Financial indicators of business in Ukraine: income, revenue, profit

Financial indicators of business in Ukraine: income, revenue, profit

In order to determine the financial performance of a business in Ukraine, it is necessary to use various parameters and calculation tools. However, the main financial indicators that are usually distinguished are income, revenue and profit.

The concept of income is broader than the concept of revenue and summarizes all cash receipts of a business, including revenue. Moreover, it includes investments, financial assistance, interest on bank deposits, dividends, etc.

Income reflects the amount of cash flows that come to an individual entrepreneur or organization over a certain period of time. Net income is the funds that remain at the disposal of a sole proprietor or a company after paying all taxes.

Income also plays an important role in financial analysis and planning. It allows you to determine the ability of an entrepreneur or company to reimburse expenses, make investments, and repay debts.

All the money that a sole proprietor or a company has received in the course of its business activities is called revenue. It is a certain amount of money that a company receives from the sale of its goods or services. Revenue is defined as the price value of goods or services multiplied by the number of units sold. Cash in relation to revenue can be either in cash or non-cash. Moreover, if a service or product has been sold and the funds are provided later in accordance with the contract, such funds will still be considered revenue.

This indicator is important for business because it reflects the level of activity of the company and its ability to generate income from its core business. It reflects the total amount of income generated by a company or individual entrepreneur as a result of its activities.

In turn, profit is the difference between income and expenses, i.e. the financial result that remains after deducting all expenses from business revenue.
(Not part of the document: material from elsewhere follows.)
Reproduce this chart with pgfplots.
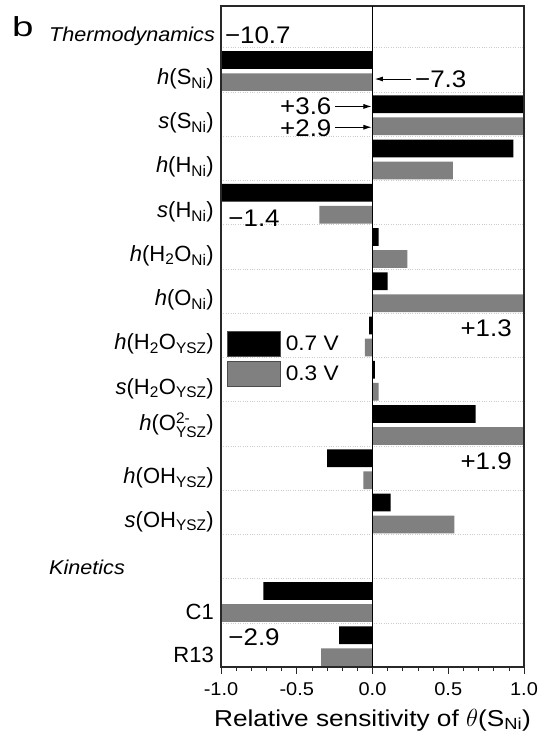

Profit reflects the ability of an enterprise to receive funds after covering all expenses.

To calculate profit, you need to subtract all expenses, such as wages, raw materials, supplies and equipment, depreciation, taxes, and others, from revenue (money received from the sale of goods or services). If the result of this calculation is positive, then we can say that the net profit is positive. If the result is negative, it indicates losses for the business and the need to review the process of conducting its activities. Profit is used to determine a company's financial performance and can be used to calculate various financial indicators, such as profitability (profit to revenue ratio) or cost management efficiency.

It is worth noting that profit is important for a business, as it reflects its ability to ensure profitable operations and affects its financial stability and ability to invest in future development.